Consider the “corporate psychopath.” This is an individual who lacks feelings like empathy, guilt, and remorse, yet who can also manipulate others through charm and persuasion to further his own egocentric interests. Unlike the clinical psychopath, this individual is not necessarily impulsive or prone to violent, anti-social outbursts. In fact, in interviews designed to test for psychopathy, these types of relatively intelligent psychopaths are pretty good at hiding their nature.
What’s more, there’s evidence these individuals are particularly attracted to large, powerful organizations and are indeed overrepresented among corporate professionals. And while there is little research on this, we can expect similar findings in politics for the same reasons: Once the corporate psychopath reaches the top of a powerful organization, he is in a prime position to pursue his egoistic goals unimpeded, all the while manipulating the moral climate around him to normalize shady behaviors that their nonpsychopathic colleagues might otherwise be wary of.
Might there be biological indicators that can help identify such individuals? The neurological correlations for psychopathy are slowly being mapped, as are the genetic underpinnings of so-called callous-unemotional individuals. Even traits like extreme narcissism may have some hormonal correlations.
Put together, identifying these otherwise beguiling characters via certain biological indicators is certainly not impossible, but the science first needs to become more interested in white-collar criminals, and better understand the relevant risk factors.
Of course, we ought to question how this would be implemented, and by whom. It’s hard to imagine a board of directors demanding that CEO candidates undergo a brain scan or genetic test. Nevertheless, it might be corporations themselves that push for this change in their vetting criteria: For one thing, leaders with psychopathic traits seem to predictably reduce future shareholder wealth.
While this will probably entail some corresponding cultural shift in how we evaluate prospective managers and leaders, it’s worth noting that some states already use (poor) measures of psychopathy to screen individuals for positions critical to public safety, such as police and fire departments as well as nuclear-power-plant operators. Individuals at the highest levels of powerful political and corporate organizations are, like nuclear-power-plant operators, in positions that can inflict massive harm. As we further understand the biological underpinnings of insidious personality traits, it will increasingly appear idiotic not to screen candidates scrambling for the most powerful positions.

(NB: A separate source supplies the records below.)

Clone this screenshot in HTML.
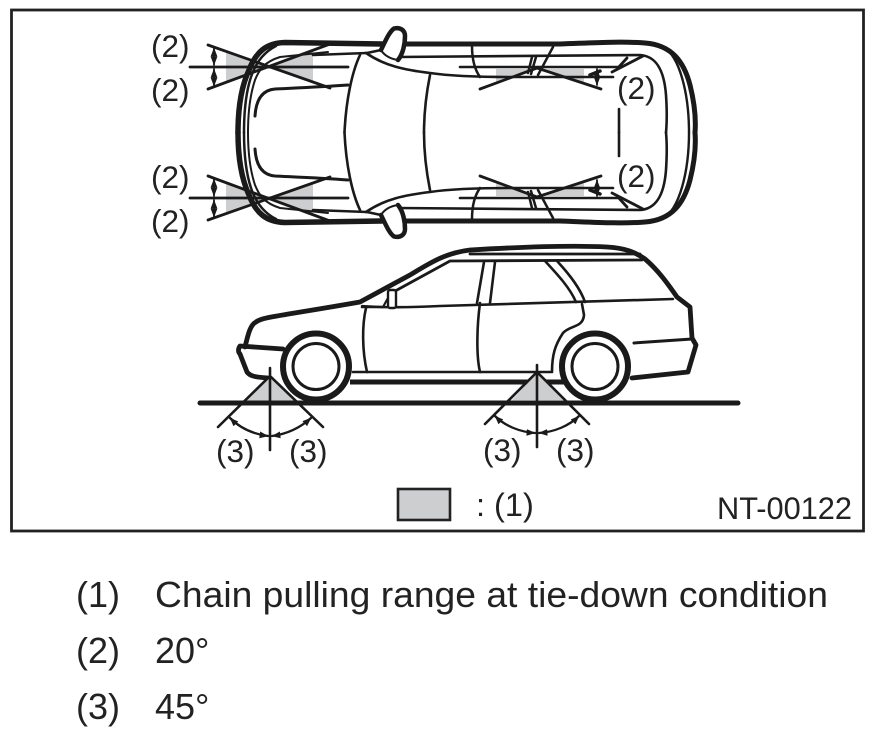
<!DOCTYPE html>
<html><head><meta charset="utf-8"><style>
html,body{margin:0;padding:0;background:#fff;width:870px;height:735px;overflow:hidden}
svg{display:block}
text{font-family:"Liberation Sans",sans-serif;fill:#222}
</style></head><body>
<svg width="870" height="735" viewBox="0 0 870 735" xmlns="http://www.w3.org/2000/svg">
<defs>
<marker id="a" viewBox="0 0 8 6" refX="7.5" refY="3" markerWidth="9" markerHeight="7" markerUnits="userSpaceOnUse" orient="auto-start-reverse"><path d="M0 0L8 3L0 6z" fill="#1a1a1a"/></marker>
</defs>
<rect x="11.500" y="10" width="852" height="521" fill="#fff" stroke="#222" stroke-width="2.800"/>

<!-- top view, upper half -->
<g id="h" fill="none" stroke="#1a1a1a" stroke-linecap="round" stroke-linejoin="round">
  <polygon points="226,52 265,67 226,83" fill="#cdced0" stroke="none"/>
  <polygon points="313,50 265,67 313,82" fill="#cdced0" stroke="none"/>
  <polygon points="496,69 537,69 496,82" fill="#cdced0" stroke="none"/>
  <polygon points="584,69 545,69 584,82" fill="#cdced0" stroke="none"/>
  <path d="M238 132.500C238 105 242 85 249 70C256 52 266 43 285 42.500L382 44" stroke-width="5.500"/>
  <path d="M405 44L560 44C590 43 620 41 645 43C672 45 684 62 690 85C695 105 696 120 695 132.500" stroke-width="5"/>
  <path d="M244 132.500C244 110 246 92 251 77C256 62 264 52 276 46" stroke-width="2.500"/>
  <path d="M248 132.500C248 112 250 95 255 80C259 70 264 62 280 57L328 52" stroke-width="2"/>
  <path d="M662 46C680 55 689 95 689 132.500" stroke-width="2.400"/>
  <path d="M255 116C256 100 262 90 275 89C295 88 320 87 348 85" stroke-width="3"/>
  <path d="M360 55C352 72 346 100 344.500 132.500" stroke-width="2.600"/>
  <path d="M430 75C426 95 424 115 424 132.500" stroke-width="2.600"/>
  <path d="M313 55L367 53" stroke-width="2.600"/>
  <path d="M366 53C385 66 405 70 430 73C450 76 480 77 510 77L613 77" stroke-width="2.600"/>
  <path d="M398 57L640 55C655 56 664 68 666 95C667 110 667 122 666 132.500" stroke-width="2.600"/>
  <path d="M619 109V132.500" stroke-width="2.600"/>
  <path d="M612 72L643 56M617 69L627 58" stroke-width="2.800"/>
  <path d="M472 46C472 60 475 70 480 77M532 57L528 73M553 47L538 75M536 57L531 74" stroke-width="2.500"/>
  <!-- mirror -->
  <path d="M381 50C385 42 389 32 394 28.500C400 27 405 30 405 36C405 44 403 54 398 60C391 58 385 55 381 50Z" fill="#fff" stroke="none"/>
  <path d="M381 50C385 42 389 32 394 28.500C400 27 405 30 405 36C405 44 403 54 398 60" stroke-width="4.500"/>
  <path d="M381 50C384 55 390 59 398 60" stroke-width="2"/>
  <path d="M367 53L381 50" stroke-width="2.500"/>
  <!-- bow-ties -->
  <path d="M208 45L330 88M208 89L330 44" stroke-width="2.800"/>
  <path d="M190 67H348" stroke-width="2.800"/>
  <path d="M460 67H620" stroke-width="2.600"/>
  <path d="M480 89L537 68L601 89" stroke-width="2.800"/>
  <path d="M214 48V65" stroke-width="1.800" marker-start="url(#a)" marker-end="url(#a)"/>
  <path d="M214 69V86" stroke-width="1.800" marker-start="url(#a)" marker-end="url(#a)"/>
  <path d="M597 69V85" stroke-width="1.800" marker-start="url(#a)" marker-end="url(#a)"/>
  <path d="M590 75L600 71" stroke-width="3.500"/>
</g>
<use href="#h" transform="matrix(1 0 0 -1 0 265)"/>

<!-- side view -->
<g fill="none" stroke="#1a1a1a" stroke-linecap="round" stroke-linejoin="round">
  <path d="M245 347C248 335 250 325 256 322C262 317 280 316 360 302L410 275C430 263 445 253 470 250C520 247 570 245 607 247C625 248 635 252 645 259C658 270 668 284 677 297L690 307L692 338L696 345L688 372L632 378" stroke-width="4.800"/>
  <path d="M283 349L240 346C238 349 238 352 240 354L247 372C250 376 254 377 268 378" stroke-width="4.800"/>
  <path d="M245 347L285 350" stroke-width="2.600"/>
  <path d="M397 290L450 261L642 260" stroke-width="2.800"/>
  <path d="M470 254H640" stroke-width="2.800"/>
  <path d="M362 307L375 307C395 307 400 308 440 306L673 299" stroke-width="2.600"/>
  <path d="M366 308C362 325 362 350 367 372" stroke-width="2.600"/>
  <path d="M353 372H552C552 355 555 345 563 333C570 325 583 328 584 315L582 304" stroke-width="2.600"/>
  <path d="M350 382H565" stroke-width="5" stroke-linecap="butt"/>
  <path d="M484 262L477 303M495 262L490 303M480 303C477 325 476 355 480 372" stroke-width="2.600"/>
  <path d="M545 261C558 275 570 288 576 302M557 261C570 275 580 288 585 302" stroke-width="2.600"/>
  <path d="M634 343L692 339" stroke-width="3"/>
  <path d="M362 306L383 307L388 298" stroke-width="2.200"/>
  <rect x="388" y="290" width="8" height="18" rx="2" fill="#fff" stroke-width="2.400"/>
  <circle cx="316" cy="366.500" r="33" fill="#fff" stroke-width="6"/>
  <circle cx="316" cy="366.500" r="23" stroke-width="3"/>
  <circle cx="595" cy="366.500" r="33" fill="#fff" stroke-width="6"/>
  <circle cx="595" cy="366.500" r="23" stroke-width="3"/>
  <polygon points="270,377 245,401 295,401" fill="#cdced0" stroke="none"/>
  <polygon points="537,373 512,400 563,400" fill="#cdced0" stroke="none"/>
  <path d="M200 403H738" stroke-width="5"/>
  <path d="M218 427L270 376L323 427M270 368V450" stroke-width="2.600"/>
  <path d="M485 424L537 372L589 424M537 365V447" stroke-width="2.600"/>
  <path d="M230 418C240 428 253 434 268 436" stroke-width="2.300" marker-start="url(#a)" marker-end="url(#a)"/>
  <path d="M272 436C287 434 300 428 311 418" stroke-width="2.300" marker-start="url(#a)" marker-end="url(#a)"/>
  <path d="M495 416C505 426 520 432 535 433" stroke-width="2.300" marker-start="url(#a)" marker-end="url(#a)"/>
  <path d="M539 433C554 432 569 426 579 416" stroke-width="2.300" marker-start="url(#a)" marker-end="url(#a)"/>
</g>

<g font-size="31.500">
  <text x="151" y="57">(2)</text>
  <text x="151" y="101">(2)</text>
  <text x="151" y="188">(2)</text>
  <text x="151" y="232">(2)</text>
  <text x="617" y="99">(2)</text>
  <text x="617" y="187">(2)</text>
  <text x="216" y="462">(3)</text>
  <text x="289" y="462">(3)</text>
  <text x="483" y="461">(3)</text>
  <text x="556" y="461">(3)</text>
  <text x="476" y="516" font-size="32.500">: (1)</text>
  <text x="717" y="519" textLength="135" lengthAdjust="spacingAndGlyphs">NT-00122</text>
</g>
<rect x="398" y="489" width="52" height="31" fill="#cdced0" stroke="#222" stroke-width="2.600"/>

<g font-size="36">
  <text x="76" y="607">(1)</text>
  <text x="155" y="607" textLength="673" lengthAdjust="spacingAndGlyphs">Chain pulling range at tie-down condition</text>
  <text x="76" y="663">(2)</text>
  <text x="155" y="663">20°</text>
  <text x="76" y="719">(3)</text>
  <text x="155" y="719">45°</text>
</g>
</svg>
</body></html>
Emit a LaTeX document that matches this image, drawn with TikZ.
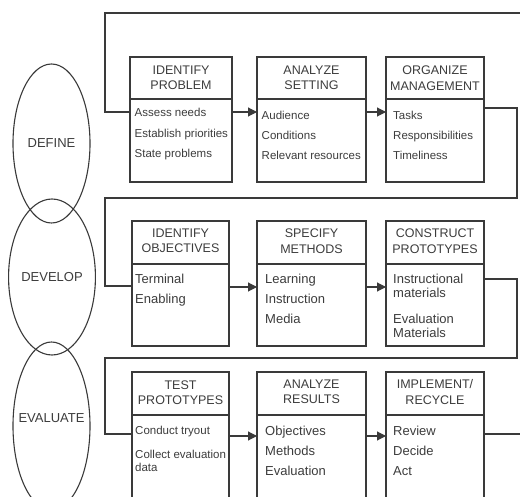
\documentclass[tikz,border=0pt]{standalone}
\usepackage{fontspec}
\setmainfont{Liberation Sans}
\usetikzlibrary{arrows.meta,shapes.geometric}
\definecolor{ln}{HTML}{3A3A3A}
\definecolor{tx}{HTML}{3C3C3C}
\begin{document}
\begin{tikzpicture}[x=1pt,y=-1pt,
  box/.style={draw=ln,line width=1.1pt,rectangle,inner sep=0pt,outer sep=0pt},
  hdr/.style={text=tx,font=\fontsize{12.5}{15.5}\selectfont,align=center,inner sep=0pt},
  bs/.style={text=tx,font=\fontsize{11.5}{13}\selectfont,anchor=base west,inner sep=0pt},
  bl/.style={text=tx,font=\fontsize{13}{14.5}\selectfont,anchor=base west,inner sep=0pt},
  conn/.style={draw=ln,line width=1.1pt},
  arr/.style={conn,-{Triangle[length=9pt,width=9pt]}},
  phase/.style={draw=ln,line width=1.1pt,ellipse,inner sep=0pt,minimum width=77pt,text=tx,font=\fontsize{13}{15}\selectfont},
  lbl/.style={text=tx,font=\fontsize{13}{15}\selectfont,inner sep=0pt}
]
\useasboundingbox (0,0) rectangle (520,497);
\clip (0,0) rectangle (520,497);

% phases
\node[phase,minimum height=159pt] (define) at (51.5,143.5) {DEFINE};
\node[phase,minimum height=156pt] (develop) at (52,277) {DEVELOP};
\node[phase,minimum height=168pt] (evaluate) at (51.5,426) {};
\node[lbl] (evaltxt) at (51.5,418) {EVALUATE};

% boxes row 1
\node[box,minimum width=102pt,minimum height=125pt] (b1) at (181,119.5) {};
\node[box,minimum width=109pt,minimum height=125pt] (b2) at (311.5,119.5) {};
\node[box,minimum width=98pt,minimum height=125pt] (b3) at (435,119.5) {};
% row 2
\node[box,minimum width=97pt,minimum height=125pt] (b4) at (180.5,283.5) {};
\node[box,minimum width=109pt,minimum height=125pt] (b5) at (311.5,283.5) {};
\node[box,minimum width=98pt,minimum height=125pt] (b6) at (435,283.5) {};
% row 3
\node[box,minimum width=97pt,minimum height=148pt] (b7) at (180.5,446) {};
\node[box,minimum width=109pt,minimum height=148pt] (b8) at (311.5,446) {};
\node[box,minimum width=98pt,minimum height=148pt] (b9) at (435,446) {};

% header dividers
\coordinate (d1) at (0,99);
\coordinate (d2) at (0,264);
\coordinate (d3) at (0,415);
\foreach \b in {b1,b2,b3} \draw[conn] (\b.west |- d1) -- (\b.east |- d1);
\foreach \b in {b4,b5,b6} \draw[conn] (\b.west |- d2) -- (\b.east |- d2);
\foreach \b in {b7,b8,b9} \draw[conn] (\b.west |- d3) -- (\b.east |- d3);

% headers
\node[hdr] (h1) at (181,78) {IDENTIFY\\PROBLEM};
\node[hdr] (h2) at (311.5,78) {ANALYZE\\SETTING};
\node[hdr] (h3) at (435,78) {ORGANIZE\\MANAGEMENT};
\node[hdr] (h4) at (180.5,241) {IDENTIFY\\OBJECTIVES};
\node[hdr] (h5) at (311.5,241) {SPECIFY\\METHODS};
\node[hdr] (h6) at (435,241) {CONSTRUCT\\PROTOTYPES};
\node[hdr] (h7) at (180.5,392.5) {TEST\\PROTOTYPES};
\node[hdr] (h8) at (311.5,392) {ANALYZE\\RESULTS};
\node[hdr] (h9) at (435,392) {IMPLEMENT/\\RECYCLE};

% body texts
\node[bs] (t1a) at (134.5,117) {Assess needs};
\node[bs] (t1b) at (134.5,137.5) {Establish priorities};
\node[bs] (t1c) at (134.5,158) {State problems};
\node[bs] (t2a) at (261.5,120) {Audience};
\node[bs] (t2b) at (261.5,140) {Conditions};
\node[bs] (t2c) at (261.5,160) {Relevant resources};
\node[bs] (t3a) at (393,120) {Tasks};
\node[bs] (t3b) at (393,140) {Responsibilities};
\node[bs] (t3c) at (393,160) {Timeliness};

\node[bl] (t4a) at (135,283.5) {Terminal};
\node[bl] (t4b) at (135,303.5) {Enabling};
\node[bl] (t5a) at (265,283.5) {Learning};
\node[bl] (t5b) at (265,303.5) {Instruction};
\node[bl] (t5c) at (265,323.5) {Media};
\node[bl] (t6a) at (393,283.5) {Instructional};
\node[bl] (t6b) at (393,297.5) {materials};
\node[bl] (t6c) at (393,323.5) {Evaluation};
\node[bl] (t6d) at (393,337.5) {Materials};

\node[bs] (t7a) at (135,435) {Conduct tryout};
\node[bs] (t7b) at (135,458) {Collect evaluation};
\node[bs] (t7c) at (135,471) {data};
\node[bl] (t8a) at (265,435.5) {Objectives};
\node[bl] (t8b) at (265,455.5) {Methods};
\node[bl] (t8c) at (265,475.5) {Evaluation};
\node[bl] (t9a) at (393,435.5) {Review};
\node[bl] (t9b) at (393,455.5) {Decide};
\node[bl] (t9c) at (393,475.5) {Act};

% connector coordinates
\coordinate (y1) at (0,112);
\coordinate (y2) at (0,287);
\coordinate (y3) at (0,436);
\coordinate (in1) at (0,112);
\coordinate (in2) at (0,286);
\coordinate (in3) at (0,434);
\coordinate (out3) at (0,108);
\coordinate (out6) at (0,279);
\coordinate (out9) at (0,434);
\coordinate (topR) at (521,13);
\coordinate (topL) at (105,13);
\coordinate (r12) at (517,198);
\coordinate (l12) at (105,198);
\coordinate (r23) at (517,358);
\coordinate (l23) at (105,358);
\coordinate (endR) at (521,434);

% loops
\draw[conn] (topR) -- (topL) |- (b1.west |- in1);
\draw[conn] (b3.east |- out3) -| (r12) -- (l12) |- (b4.west |- in2);
\draw[conn] (b6.east |- out6) -| (r23) -- (l23) |- (b7.west |- in3);
\draw[conn] (b9.east |- out9) -- (endR);

% arrows
\draw[arr] (b1.east |- y1) -- (b2.west |- y1);
\draw[arr] (b2.east |- y1) -- (b3.west |- y1);
\draw[arr] (b4.east |- y2) -- (b5.west |- y2);
\draw[arr] (b5.east |- y2) -- (b6.west |- y2);
\draw[arr] (b7.east |- y3) -- (b8.west |- y3);
\draw[arr] (b8.east |- y3) -- (b9.west |- y3);
\end{tikzpicture}
\end{document}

Deploying bioprediction at this level will also raise less concerns about injustice. Conventional crimes are typically committed by people who are already disadvantaged: the homeless, the learning-disabled, and members of marginalized groups are overrepresented in prison populations. Adding potentially stigmatizing biopredictive labels and other intrusive measures to their lives may well only compound their disadvantage.
But for the already-privileged elites vying for CEO or president? Not so much. In fact, since it is precisely elites who are best positioned to potentially seize this emerging technology toward some dystopian end, it is only prudent they become its first subjects—not the homeless burglar with a learning disability. Combine this with the fact that the strongman leader seems back in vogue, and an improved ability to distinguish the merely charming leader from the closeted psychopath would come in handy about now.